- **Written problem**: Repeat verbatim the lines from the one containing "Recreate this image as a Python" to the one containing "p.xaxis.major_label_standoff = 19", ends included, minus any pictures.

- **Rows from a dataset of charts and code**:
►

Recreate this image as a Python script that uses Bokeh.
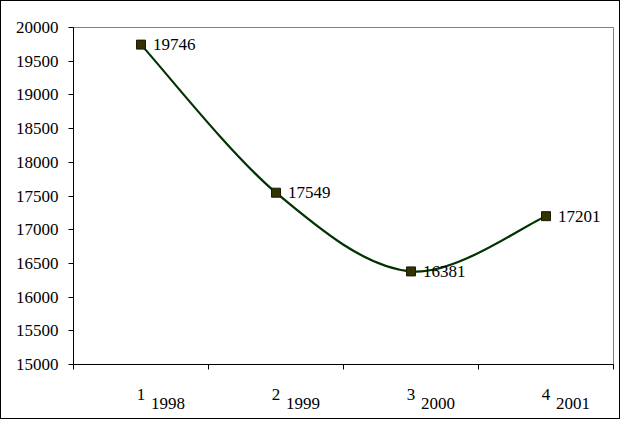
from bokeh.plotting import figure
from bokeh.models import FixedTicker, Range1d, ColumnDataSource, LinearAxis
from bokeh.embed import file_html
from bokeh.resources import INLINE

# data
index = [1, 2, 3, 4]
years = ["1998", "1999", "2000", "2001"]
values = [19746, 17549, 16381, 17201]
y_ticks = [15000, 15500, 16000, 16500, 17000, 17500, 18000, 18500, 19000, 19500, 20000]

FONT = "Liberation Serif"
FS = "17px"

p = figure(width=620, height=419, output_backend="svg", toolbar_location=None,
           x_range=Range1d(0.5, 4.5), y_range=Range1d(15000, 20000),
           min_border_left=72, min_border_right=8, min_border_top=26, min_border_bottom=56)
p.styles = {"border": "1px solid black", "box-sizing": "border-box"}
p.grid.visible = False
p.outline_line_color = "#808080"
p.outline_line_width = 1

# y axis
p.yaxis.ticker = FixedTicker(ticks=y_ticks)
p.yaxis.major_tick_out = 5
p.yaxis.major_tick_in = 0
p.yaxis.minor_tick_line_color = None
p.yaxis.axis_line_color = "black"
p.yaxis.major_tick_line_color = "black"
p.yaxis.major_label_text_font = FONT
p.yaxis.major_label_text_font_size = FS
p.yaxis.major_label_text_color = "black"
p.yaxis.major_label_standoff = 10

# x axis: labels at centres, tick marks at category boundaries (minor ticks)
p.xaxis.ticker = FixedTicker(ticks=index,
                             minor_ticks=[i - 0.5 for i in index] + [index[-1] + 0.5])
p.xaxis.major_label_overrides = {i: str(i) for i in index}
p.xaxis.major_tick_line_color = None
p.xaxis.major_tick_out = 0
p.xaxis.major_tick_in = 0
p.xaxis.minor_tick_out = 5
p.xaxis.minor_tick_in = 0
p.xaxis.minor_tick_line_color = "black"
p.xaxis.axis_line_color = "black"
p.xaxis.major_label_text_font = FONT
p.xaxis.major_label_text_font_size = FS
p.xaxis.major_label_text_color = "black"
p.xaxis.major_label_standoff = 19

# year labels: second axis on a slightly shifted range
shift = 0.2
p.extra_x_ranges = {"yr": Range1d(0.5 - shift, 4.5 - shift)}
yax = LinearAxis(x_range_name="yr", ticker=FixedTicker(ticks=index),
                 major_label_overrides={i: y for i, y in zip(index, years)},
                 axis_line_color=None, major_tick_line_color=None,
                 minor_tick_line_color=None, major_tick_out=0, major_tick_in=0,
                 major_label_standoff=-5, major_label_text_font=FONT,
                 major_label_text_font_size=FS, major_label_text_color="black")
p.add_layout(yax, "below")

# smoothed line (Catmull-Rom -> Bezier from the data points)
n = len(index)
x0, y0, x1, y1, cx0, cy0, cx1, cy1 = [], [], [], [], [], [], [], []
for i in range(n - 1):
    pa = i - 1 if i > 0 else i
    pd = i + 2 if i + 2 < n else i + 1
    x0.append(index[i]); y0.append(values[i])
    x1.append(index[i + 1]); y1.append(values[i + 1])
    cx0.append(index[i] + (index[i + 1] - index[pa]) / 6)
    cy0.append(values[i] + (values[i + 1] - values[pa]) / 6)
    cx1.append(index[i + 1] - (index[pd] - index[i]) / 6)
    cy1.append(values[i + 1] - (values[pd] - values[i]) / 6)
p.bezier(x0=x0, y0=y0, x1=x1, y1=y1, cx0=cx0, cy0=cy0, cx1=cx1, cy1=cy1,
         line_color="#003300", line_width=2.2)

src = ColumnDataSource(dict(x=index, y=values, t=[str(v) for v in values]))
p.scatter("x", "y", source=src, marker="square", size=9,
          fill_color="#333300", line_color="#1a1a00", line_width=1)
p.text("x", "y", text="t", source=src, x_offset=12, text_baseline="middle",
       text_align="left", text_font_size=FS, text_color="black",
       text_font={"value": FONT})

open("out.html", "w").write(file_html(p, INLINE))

◄
►

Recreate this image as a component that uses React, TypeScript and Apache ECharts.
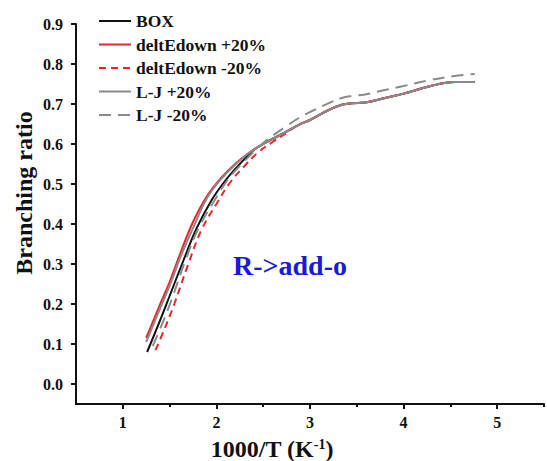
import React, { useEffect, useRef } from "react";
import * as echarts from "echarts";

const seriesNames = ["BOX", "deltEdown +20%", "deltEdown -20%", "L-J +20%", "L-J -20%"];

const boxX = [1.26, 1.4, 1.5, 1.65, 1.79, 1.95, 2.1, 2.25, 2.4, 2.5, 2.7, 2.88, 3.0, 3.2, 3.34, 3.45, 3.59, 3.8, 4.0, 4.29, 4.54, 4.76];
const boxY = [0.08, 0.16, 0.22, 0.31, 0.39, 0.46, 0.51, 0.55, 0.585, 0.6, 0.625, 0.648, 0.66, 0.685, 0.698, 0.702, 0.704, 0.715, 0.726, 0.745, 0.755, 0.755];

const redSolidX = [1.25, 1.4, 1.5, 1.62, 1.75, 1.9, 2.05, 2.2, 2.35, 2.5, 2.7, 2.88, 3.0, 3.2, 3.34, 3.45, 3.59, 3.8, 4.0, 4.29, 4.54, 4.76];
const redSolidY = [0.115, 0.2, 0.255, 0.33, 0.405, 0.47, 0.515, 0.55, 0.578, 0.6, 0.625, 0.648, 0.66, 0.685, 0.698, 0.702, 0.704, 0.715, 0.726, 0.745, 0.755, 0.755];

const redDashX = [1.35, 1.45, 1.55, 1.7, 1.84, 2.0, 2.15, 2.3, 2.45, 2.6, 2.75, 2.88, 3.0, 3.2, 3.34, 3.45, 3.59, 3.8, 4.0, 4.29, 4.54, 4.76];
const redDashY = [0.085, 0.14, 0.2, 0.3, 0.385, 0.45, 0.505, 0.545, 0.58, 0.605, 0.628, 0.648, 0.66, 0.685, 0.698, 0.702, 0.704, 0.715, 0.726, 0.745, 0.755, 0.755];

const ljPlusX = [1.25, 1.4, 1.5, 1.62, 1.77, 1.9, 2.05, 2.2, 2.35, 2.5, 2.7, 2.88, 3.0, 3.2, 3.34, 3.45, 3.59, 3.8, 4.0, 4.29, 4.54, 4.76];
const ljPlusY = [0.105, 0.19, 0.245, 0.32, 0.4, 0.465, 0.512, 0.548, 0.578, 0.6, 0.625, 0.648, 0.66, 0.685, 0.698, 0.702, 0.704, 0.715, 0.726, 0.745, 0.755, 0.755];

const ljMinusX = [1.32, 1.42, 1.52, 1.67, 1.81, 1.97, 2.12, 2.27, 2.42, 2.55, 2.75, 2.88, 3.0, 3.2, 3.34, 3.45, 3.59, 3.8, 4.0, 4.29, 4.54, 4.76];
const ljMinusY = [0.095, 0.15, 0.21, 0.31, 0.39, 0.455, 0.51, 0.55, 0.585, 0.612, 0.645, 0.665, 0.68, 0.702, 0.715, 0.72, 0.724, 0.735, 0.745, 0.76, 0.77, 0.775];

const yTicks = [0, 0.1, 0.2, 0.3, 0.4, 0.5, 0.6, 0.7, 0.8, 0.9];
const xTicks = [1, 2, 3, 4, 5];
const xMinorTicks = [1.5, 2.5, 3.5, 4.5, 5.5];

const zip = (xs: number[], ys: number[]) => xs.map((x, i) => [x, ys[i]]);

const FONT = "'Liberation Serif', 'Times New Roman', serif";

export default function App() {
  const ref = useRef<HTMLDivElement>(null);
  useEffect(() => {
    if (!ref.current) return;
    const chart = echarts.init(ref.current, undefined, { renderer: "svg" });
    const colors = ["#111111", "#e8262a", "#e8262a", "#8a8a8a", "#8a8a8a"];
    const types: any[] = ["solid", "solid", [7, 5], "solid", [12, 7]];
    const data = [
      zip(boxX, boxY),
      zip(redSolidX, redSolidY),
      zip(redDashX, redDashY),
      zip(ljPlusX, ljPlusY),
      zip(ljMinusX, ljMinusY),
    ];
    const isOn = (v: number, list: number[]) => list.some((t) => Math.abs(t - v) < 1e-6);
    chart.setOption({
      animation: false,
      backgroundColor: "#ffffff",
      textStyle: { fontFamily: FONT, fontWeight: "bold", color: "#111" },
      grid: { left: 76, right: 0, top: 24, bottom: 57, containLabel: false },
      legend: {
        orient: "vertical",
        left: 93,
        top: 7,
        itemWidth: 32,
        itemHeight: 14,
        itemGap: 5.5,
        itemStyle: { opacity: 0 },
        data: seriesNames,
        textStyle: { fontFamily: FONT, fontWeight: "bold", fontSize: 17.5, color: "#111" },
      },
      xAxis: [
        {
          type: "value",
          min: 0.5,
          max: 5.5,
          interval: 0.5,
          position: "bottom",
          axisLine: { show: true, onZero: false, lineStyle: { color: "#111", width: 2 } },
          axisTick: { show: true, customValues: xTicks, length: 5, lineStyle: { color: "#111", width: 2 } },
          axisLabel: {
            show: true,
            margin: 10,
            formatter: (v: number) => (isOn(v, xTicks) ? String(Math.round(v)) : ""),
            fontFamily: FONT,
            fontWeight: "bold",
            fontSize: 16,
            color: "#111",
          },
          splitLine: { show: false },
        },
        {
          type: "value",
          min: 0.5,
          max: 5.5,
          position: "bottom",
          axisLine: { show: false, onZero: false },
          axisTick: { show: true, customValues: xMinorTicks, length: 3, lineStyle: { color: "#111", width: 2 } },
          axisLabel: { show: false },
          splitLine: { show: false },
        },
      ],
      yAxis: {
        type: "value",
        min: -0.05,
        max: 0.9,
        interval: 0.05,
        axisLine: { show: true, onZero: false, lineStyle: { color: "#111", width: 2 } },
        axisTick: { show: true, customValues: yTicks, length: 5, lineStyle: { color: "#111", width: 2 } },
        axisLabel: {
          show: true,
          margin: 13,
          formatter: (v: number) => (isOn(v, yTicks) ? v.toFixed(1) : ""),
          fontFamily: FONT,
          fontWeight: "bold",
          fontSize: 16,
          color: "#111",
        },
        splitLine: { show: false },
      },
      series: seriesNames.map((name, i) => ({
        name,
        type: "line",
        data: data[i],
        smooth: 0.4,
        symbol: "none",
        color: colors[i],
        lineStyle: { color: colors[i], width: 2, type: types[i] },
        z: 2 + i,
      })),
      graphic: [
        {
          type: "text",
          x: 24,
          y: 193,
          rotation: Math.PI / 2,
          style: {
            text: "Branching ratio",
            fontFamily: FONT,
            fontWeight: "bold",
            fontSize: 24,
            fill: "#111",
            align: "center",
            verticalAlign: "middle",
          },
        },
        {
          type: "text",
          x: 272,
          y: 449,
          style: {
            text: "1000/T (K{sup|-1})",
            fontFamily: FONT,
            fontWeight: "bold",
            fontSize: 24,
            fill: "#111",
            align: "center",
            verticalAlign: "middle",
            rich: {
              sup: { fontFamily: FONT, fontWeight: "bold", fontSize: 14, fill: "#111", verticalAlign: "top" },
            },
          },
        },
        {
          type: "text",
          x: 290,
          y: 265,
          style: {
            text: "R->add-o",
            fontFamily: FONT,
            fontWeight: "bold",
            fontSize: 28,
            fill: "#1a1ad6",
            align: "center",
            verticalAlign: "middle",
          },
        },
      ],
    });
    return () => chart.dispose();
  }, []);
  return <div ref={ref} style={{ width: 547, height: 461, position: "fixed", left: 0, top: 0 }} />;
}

◄

- **Solved exercise**:
Recreate this image as a Python script that uses Bokeh.
from bokeh.plotting import figure
from bokeh.models import FixedTicker, Range1d, ColumnDataSource, LinearAxis
from bokeh.embed import file_html
from bokeh.resources import INLINE

# data
index = [1, 2, 3, 4]
years = ["1998", "1999", "2000", "2001"]
values = [19746, 17549, 16381, 17201]
y_ticks = [15000, 15500, 16000, 16500, 17000, 17500, 18000, 18500, 19000, 19500, 20000]

FONT = "Liberation Serif"
FS = "17px"

p = figure(width=620, height=419, output_backend="svg", toolbar_location=None,
           x_range=Range1d(0.5, 4.5), y_range=Range1d(15000, 20000),
           min_border_left=72, min_border_right=8, min_border_top=26, min_border_bottom=56)
p.styles = {"border": "1px solid black", "box-sizing": "border-box"}
p.grid.visible = False
p.outline_line_color = "#808080"
p.outline_line_width = 1

# y axis
p.yaxis.ticker = FixedTicker(ticks=y_ticks)
p.yaxis.major_tick_out = 5
p.yaxis.major_tick_in = 0
p.yaxis.minor_tick_line_color = None
p.yaxis.axis_line_color = "black"
p.yaxis.major_tick_line_color = "black"
p.yaxis.major_label_text_font = FONT
p.yaxis.major_label_text_font_size = FS
p.yaxis.major_label_text_color = "black"
p.yaxis.major_label_standoff = 10

# x axis: labels at centres, tick marks at category boundaries (minor ticks)
p.xaxis.ticker = FixedTicker(ticks=index,
                             minor_ticks=[i - 0.5 for i in index] + [index[-1] + 0.5])
p.xaxis.major_label_overrides = {i: str(i) for i in index}
p.xaxis.major_tick_line_color = None
p.xaxis.major_tick_out = 0
p.xaxis.major_tick_in = 0
p.xaxis.minor_tick_out = 5
p.xaxis.minor_tick_in = 0
p.xaxis.minor_tick_line_color = "black"
p.xaxis.axis_line_color = "black"
p.xaxis.major_label_text_font = FONT
p.xaxis.major_label_text_font_size = FS
p.xaxis.major_label_text_color = "black"
p.xaxis.major_label_standoff = 19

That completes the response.